CEO Club Briefing

Mark V. Hurd

CEO, Oracle Corporation

Mark V. Hurd

CEO, Oracle Corporation

Cyber Security

Excerpt from remarks to Boston College’s Chief Executives Club  

April 22, 2015

TAKEAWAY: CYBER SECURITY

Audience Member: In light of where we are, cloud, more to the individual, less to the corporation, rampant cyber security in this whole new environment.

Hurd: Cyber security–yeah, I mean how will it affect the environment? I think it’ll slow it down. And I think you’ve got this–some of these concerns are real. Some of these are not.

Remember, most attacks–you used the term cyber security–but most attacks are not from China or Russia or some nation state. Most attacks are from within your four walls. So I think the last data I’ve seen is 92%, 93% of attacks come from inside the four walls of the company. So the issue of security in the broader sense, I think, is a major issue.
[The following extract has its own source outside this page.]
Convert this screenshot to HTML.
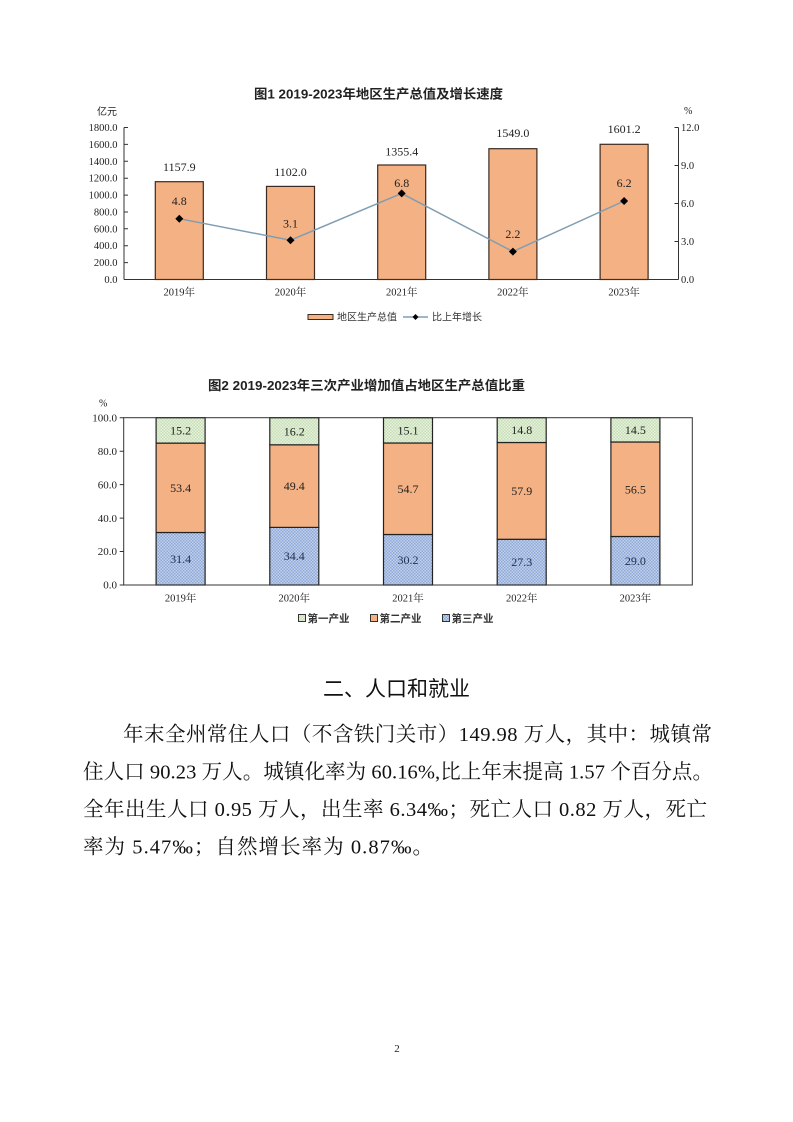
<!DOCTYPE html>
<html><head><meta charset="utf-8"><style>
html,body{margin:0;padding:0;background:#fff;}
svg{display:block;}
.ser{font-family:"Liberation Serif","Noto Serif CJK SC",serif;}
.sans{font-family:"Liberation Sans","Noto Sans CJK SC",sans-serif;}
</style></head><body>
<svg width="793" height="1122" viewBox="0 0 793 1122" xmlns="http://www.w3.org/2000/svg">
<defs>
<pattern id="pb" width="3" height="3" patternUnits="userSpaceOnUse">
<rect width="3" height="3" fill="#c3d2ec"/><rect width="1.5" height="1.5" fill="#8ea8d6"/><rect x="1.5" y="1.5" width="1.5" height="1.5" fill="#8ea8d6"/>
</pattern>
<pattern id="pg" width="3" height="3" patternUnits="userSpaceOnUse">
<rect width="3" height="3" fill="#e6f1dd"/><rect width="1.5" height="1.5" fill="#c8e0b6"/><rect x="1.5" y="1.5" width="1.5" height="1.5" fill="#c8e0b6"/>
</pattern>
</defs>
<rect width="793" height="1122" fill="#fff"/>

<!-- ===== Chart 1 ===== -->
<text class="sans" x="254" y="98.5" font-size="13" font-weight="bold" fill="#222" textLength="249" lengthAdjust="spacingAndGlyphs">图1  2019-2023年地区生产总值及增长速度</text>
<text class="sans" x="97" y="115" font-size="10" fill="#222">亿元</text>
<text class="ser" x="684" y="114" font-size="10" fill="#222">%</text>

<g class="ser" font-size="10.5" fill="#222" text-anchor="end">
<text x="117.5" y="283">0.0</text>
<text x="117.5" y="266.1">200.0</text>
<text x="117.5" y="249.2">400.0</text>
<text x="117.5" y="232.3">600.0</text>
<text x="117.5" y="215.5">800.0</text>
<text x="117.5" y="198.6">1000.0</text>
<text x="117.5" y="181.7">1200.0</text>
<text x="117.5" y="164.8">1400.0</text>
<text x="117.5" y="147.9">1600.0</text>
<text x="117.5" y="131">1800.0</text>
</g>
<g class="ser" font-size="10.5" fill="#222">
<text x="681" y="283">0.0</text>
<text x="681" y="245">3.0</text>
<text x="681" y="207">6.0</text>
<text x="681" y="169">9.0</text>
<text x="681" y="131">12.0</text>
</g>

<g fill="#f4b183" stroke="#3a2a20" stroke-width="1.2">
<rect x="155.3" y="181.7" width="48" height="97.8"/>
<rect x="266.5" y="186.4" width="48" height="93.1"/>
<rect x="377.7" y="165.0" width="48" height="114.5"/>
<rect x="488.9" y="148.7" width="48" height="130.8"/>
<rect x="600.1" y="144.3" width="48" height="135.2"/>
</g>

<g stroke="#333" stroke-width="1" fill="none">
<line x1="124" y1="127.5" x2="124" y2="279.5"/>
<line x1="124" y1="279.5" x2="678.5" y2="279.5"/>
<line x1="678.5" y1="127.5" x2="678.5" y2="279.5"/>
<path d="M124 127.5h4M124 144.4h4M124 161.3h4M124 178.2h4M124 195.1h4M124 212h4M124 228.8h4M124 245.7h4M124 262.6h4"/>
<path d="M678.5 127.5h-4M678.5 165.5h-4M678.5 203.5h-4M678.5 241.5h-4"/>
</g>

<polyline points="179.3,218.7 290.5,240.2 401.7,193.4 512.9,251.6 624.1,201.0" fill="none" stroke="#7f9db3" stroke-width="1.5"/>
<g fill="#000">
<path d="M179.3 214.7l4 4-4 4-4-4z"/>
<path d="M290.5 236.2l4 4-4 4-4-4z"/>
<path d="M401.7 189.4l4 4-4 4-4-4z"/>
<path d="M512.9 247.6l4 4-4 4-4-4z"/>
<path d="M624.1 197.0l4 4-4 4-4-4z"/>
</g>

<g class="ser" font-size="12" fill="#222" text-anchor="middle">
<text x="179.3" y="171">1157.9</text>
<text x="290.5" y="176">1102.0</text>
<text x="401.7" y="155.5">1355.4</text>
<text x="512.9" y="137">1549.0</text>
<text x="624.1" y="133">1601.2</text>
<text x="179.3" y="205">4.8</text>
<text x="290.5" y="227.5">3.1</text>
<text x="401.7" y="187">6.8</text>
<text x="512.9" y="238">2.2</text>
<text x="624.1" y="187">6.2</text>
</g>
<g class="ser" font-size="10.5" fill="#222" text-anchor="middle">
<text x="179.3" y="295.5">2019年</text>
<text x="290.5" y="295.5">2020年</text>
<text x="401.7" y="295.5">2021年</text>
<text x="512.9" y="295.5">2022年</text>
<text x="624.1" y="295.5">2023年</text>
</g>

<rect x="308" y="314.5" width="25" height="5" fill="#f4b183" stroke="#3a2a20" stroke-width="1"/>
<text class="sans" x="337" y="320.5" font-size="10" fill="#333">地区生产总值</text>
<line x1="403" y1="317" x2="428" y2="317" stroke="#7f9db3" stroke-width="1.5"/>
<path d="M415.5 314l3 3-3 3-3-3z" fill="#000"/>
<text class="sans" x="432" y="320.5" font-size="10" fill="#333">比上年增长</text>

<!-- ===== Chart 2 ===== -->
<text class="sans" x="208" y="390" font-size="13" font-weight="bold" fill="#222" textLength="317" lengthAdjust="spacingAndGlyphs">图2  2019-2023年三次产业增加值占地区生产总值比重</text>
<text class="ser" x="99" y="406.5" font-size="10" fill="#222">%</text>

<g class="ser" font-size="11" fill="#222" text-anchor="end">
<text x="117" y="588.7">0.0</text>
<text x="117" y="555.2">20.0</text>
<text x="117" y="521.8">40.0</text>
<text x="117" y="488.3">60.0</text>
<text x="117" y="454.9">80.0</text>
<text x="117" y="421.4">100.0</text>
</g>

<g stroke="#222" stroke-width="1.2">
<rect x="156.1" y="532.5" width="49" height="52.5" fill="url(#pb)"/>
<rect x="156.1" y="443.1" width="49" height="89.4" fill="#f4b183"/>
<rect x="156.1" y="417.7" width="49" height="25.4" fill="url(#pg)"/>
<rect x="269.8" y="527.4" width="49" height="57.6" fill="url(#pb)"/>
<rect x="269.8" y="444.8" width="49" height="82.6" fill="#f4b183"/>
<rect x="269.8" y="417.7" width="49" height="27.1" fill="url(#pg)"/>
<rect x="383.5" y="534.5" width="49" height="50.5" fill="url(#pb)"/>
<rect x="383.5" y="443.0" width="49" height="91.5" fill="#f4b183"/>
<rect x="383.5" y="417.7" width="49" height="25.3" fill="url(#pg)"/>
<rect x="497.2" y="539.3" width="49" height="45.7" fill="url(#pb)"/>
<rect x="497.2" y="442.5" width="49" height="96.8" fill="#f4b183"/>
<rect x="497.2" y="417.7" width="49" height="24.8" fill="url(#pg)"/>
<rect x="610.9" y="536.5" width="49" height="48.5" fill="url(#pb)"/>
<rect x="610.9" y="442.0" width="49" height="94.5" fill="#f4b183"/>
<rect x="610.9" y="417.7" width="49" height="24.3" fill="url(#pg)"/>
</g>

<rect x="123.7" y="417.7" width="568.6" height="167.3" fill="none" stroke="#333" stroke-width="1"/>
<path d="M123.7 451.2h-4M123.7 484.6h-4M123.7 518.1h-4M123.7 551.5h-4M123.7 585h-4M123.7 417.7h-4" stroke="#333" stroke-width="1"/>

<g class="ser" font-size="12" text-anchor="middle" fill="#222">
<text x="180.6" y="434.5">15.2</text>
<text x="294.3" y="435.3">16.2</text>
<text x="408" y="434.4">15.1</text>
<text x="521.7" y="434.1">14.8</text>
<text x="635.4" y="433.9">14.5</text>
<text x="180.6" y="491.8">53.4</text>
<text x="294.3" y="490.1">49.4</text>
<text x="408" y="492.8">54.7</text>
<text x="521.7" y="494.9">57.9</text>
<text x="635.4" y="493.3">56.5</text>
</g>
<g class="ser" font-size="12" text-anchor="middle" fill="#1f3050">
<text x="180.6" y="562.8">31.4</text>
<text x="294.3" y="560.2">34.4</text>
<text x="408" y="563.8">30.2</text>
<text x="521.7" y="566.2">27.3</text>
<text x="635.4" y="564.8">29.0</text>
</g>
<g class="ser" font-size="10.5" fill="#222" text-anchor="middle">
<text x="180.6" y="601.5">2019年</text>
<text x="294.3" y="601.5">2020年</text>
<text x="408" y="601.5">2021年</text>
<text x="521.7" y="601.5">2022年</text>
<text x="635.4" y="601.5">2023年</text>
</g>

<rect x="298.5" y="614.5" width="7" height="7" fill="url(#pg)" stroke="#333" stroke-width="1"/>
<text class="sans" x="307.5" y="622" font-size="10.5" font-weight="bold" fill="#333">第一产业</text>
<rect x="370.5" y="614.5" width="7" height="7" fill="#f4b183" stroke="#333" stroke-width="1"/>
<text class="sans" x="379.5" y="622" font-size="10.5" font-weight="bold" fill="#333">第二产业</text>
<rect x="442.5" y="614.5" width="7" height="7" fill="url(#pb)" stroke="#333" stroke-width="1"/>
<text class="sans" x="451.5" y="622" font-size="10.5" font-weight="bold" fill="#333">第三产业</text>

<text class="sans" x="323" y="696" font-size="21" fill="#111" textLength="147" lengthAdjust="spacingAndGlyphs">二、人口和就业</text>

<g font-family="'Liberation Serif','Noto Serif CJK SC','Noto Serif CJK JP',serif" font-size="20.5" fill="#111">
<text x="123" y="741" textLength="589" lengthAdjust="spacing">年末全州常住人口（不含铁门关市）149.98 万人，其中：城镇常</text>
<text x="83" y="778.5" textLength="630" lengthAdjust="spacing">住人口 90.23 万人。城镇化率为 60.16%,比上年末提高 1.57 个百分点。</text>
<text x="83" y="816" textLength="624" lengthAdjust="spacing">全年出生人口 0.95 万人，出生率 6.34‰；死亡人口 0.82 万人，死亡</text>
<text x="83" y="853.5" textLength="350" lengthAdjust="spacing">率为 5.47‰；自然增长率为 0.87‰。</text>
</g>

<text class="ser" x="397" y="1052" font-size="11" fill="#222" text-anchor="middle">2</text>
</svg>
</body></html>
The perceived context that somehow moving your data to the–quote, unquote–whatever you want to call this thing–the cloud–somehow increases your security risk, I think, is almost nonsense. The fact that a company can secure, in its four walls, data–by the way, regulators, who are some of my best friends–they think the world is physical–that tell me that data’s on that computer, on that floor, in these four walls–gosh, I feel good. That has nothing to do with reality. That’s not how information technology works.

Data is fundamentally virtual. And the context that all of you have in the mass of data that’s outside of your firewall is way beyond whatever you think.

Now, that said, the ability for somebody like us–or I can name others–who can secure that data is materially higher in any individual company.

Now, I think you’ll see a lot of innovation in this area. We’ll wind up encrypting all the data in our cloud. Historically, you wouldn’t encrypt–encrypt and being–you’ll actually take the data and you won’t be able to recognize the data. The people running the Oracle cloud won’t have your data. They’ll have encrypted files. That key will be with you, not with me.

So even if the Department of Justice called me up–I was telling Jay this earlier–and said hey, send me Bob’s data–you know, first I’d say no. And if they showed up with a subpoena, I’d hand them over a bunch of encrypted files. And good luck to you, because my guys are better than their guys.

So now, I think, as you see VPN and you see these private networks evolve, you’ll wind up with encrypted files over private networks. And these will be highly secure networks in highly secure encrypted environments. And now that’s going to be different than if you just go to a consumer company.

So it’s a very big difference between an enterprise company and a consumer company. I mean, a consumer company’s not going to encrypt consumer files. But big enterprise technology companies are going to go this direction. So I think we’ll be good.